"And when Jesus had cried with a loud voice, he said, Father, into thy
hands I commend my spirit: and having said thus, he gave up the
ghost." - Luke 23:46
My soul, ponder well these last of the last seven words of thy God and
Saviour which he uttered on the cross; for surely they are most sweet
and precious, and highly interesting, both on thy Saviour's account and
thine own. And first remark, the manner in which the Lord Jesus thus
breathed out his soul; not like a man spent and exhausted, after
hanging so many hours on the cross, faint with loss of blood, and such
agonies of soul as never one before endured; but it was with a loud
voice, thereby proving what he had before declared - "No man taketh my
life from me; I have power to lay it down, and I have power to take it
again." Precious Jesus, how sweet this assurance to thy people. But
wherefore cry with a loud voice? A whisper, nay, a thought of the soul
only, if with an eye of communication to God the Father, would have
been sufficient, if this had been all that was intended. Wherefore then
did Jesus cry with a loud voice? Was it not that all in heaven, and all
in hell might hear? Did not angels shout at the cry? Did not the
spirits of just men made perfect among the faithful gone to glory in
Jesus's name, hear, and sing aloud?

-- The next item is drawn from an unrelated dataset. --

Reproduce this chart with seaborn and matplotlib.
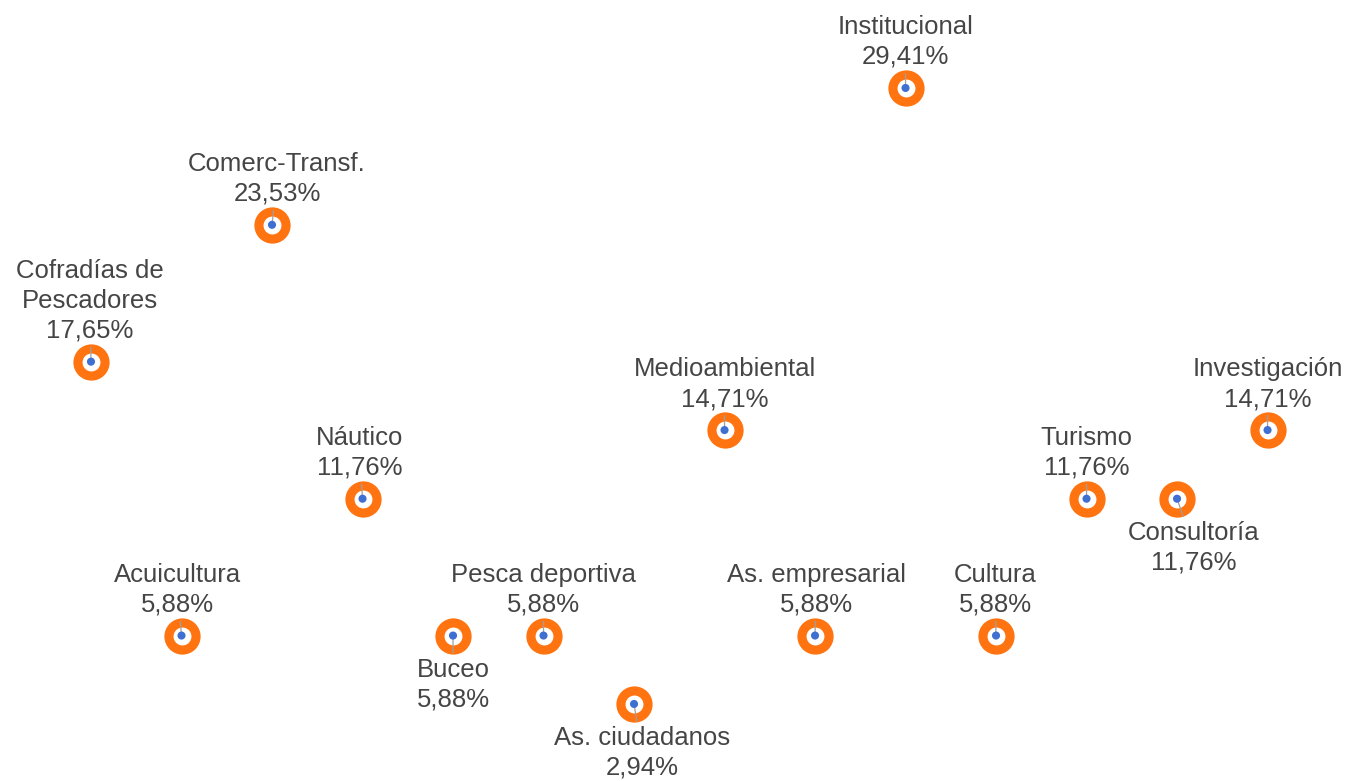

Did not all hell tremble when Jesus
thus cried aloud, conscious that the keys of the grave, and death, and
hell, were now put into his Almighty hand? Oh! precious, precious
Jesus! was this among thy gracious designs for which, when thou wert
retiring from the bloody field of battle, as a conqueror, thy loud
voice shouted victory? And was there not another sweet and gracious
design in this loud cry, Oh! thou blessed Jesus? Didst thou not intend
thereby that poor sinners, unto the ends of the earth, might, by faith,
hear and believe to the salvation of their souls? Didst thou not,
dearest Lord! when bowing thy sacred head, as if to take a parting look
of the disciple and the Marys, at the foot of the cross, and beholding
them as the representatives of all the members of thy mystical body,
didst cry with a loud voice, that all with them might behold thy
triumphs, and rejoice in thee their glorious Head? Yes, Lamb of God! we
adore thee in this glorious act; for we do accept it as it really is,
the act of our one glorious head. In this solemn committing of thy
spirit to the Father, we consider our spirits also as committed with
thee, and by thee. (My soul! mark this down carefully in. the inmost
tablet of thine heart.) In all this, blessed Jesus! thou wert, and art,
our Head. Thou didst, to all intents and purposes, take every
individual believer of thine as a part of thyself, and by this act
didst commit, with thyself, the whole into thy Father's hands, to be
kept until the hour of their dropping their bodies, then to be united
to thee forever. Oh! precious Jesus! O precious mercy of our Jesus, how
safe, how eternally safe, and secure, are all thy redeemed! Well might
thine apostle say, "No man liveth to himself, and no man dieth to
himself; for in Jesus his people ever live, and in Jesus they securely
die." Henceforth, dear Lord! let me know myself to be already committed
with thee, and by thee, into the hands of my God and Father in Jesus,
and when the hour cometh that the casket, in which that precious jewel,
my soul, now dwells, is opened for the soul to take her departure, O
then for faith in lively, active, earnest faith, to follow the example,
and to adopt the very language of my God and Saviour; and to cry
out - "Lord Jesus, into thy hands I commend my spirit; for thou hast
redeemed me, O Lord, thou God of truth!"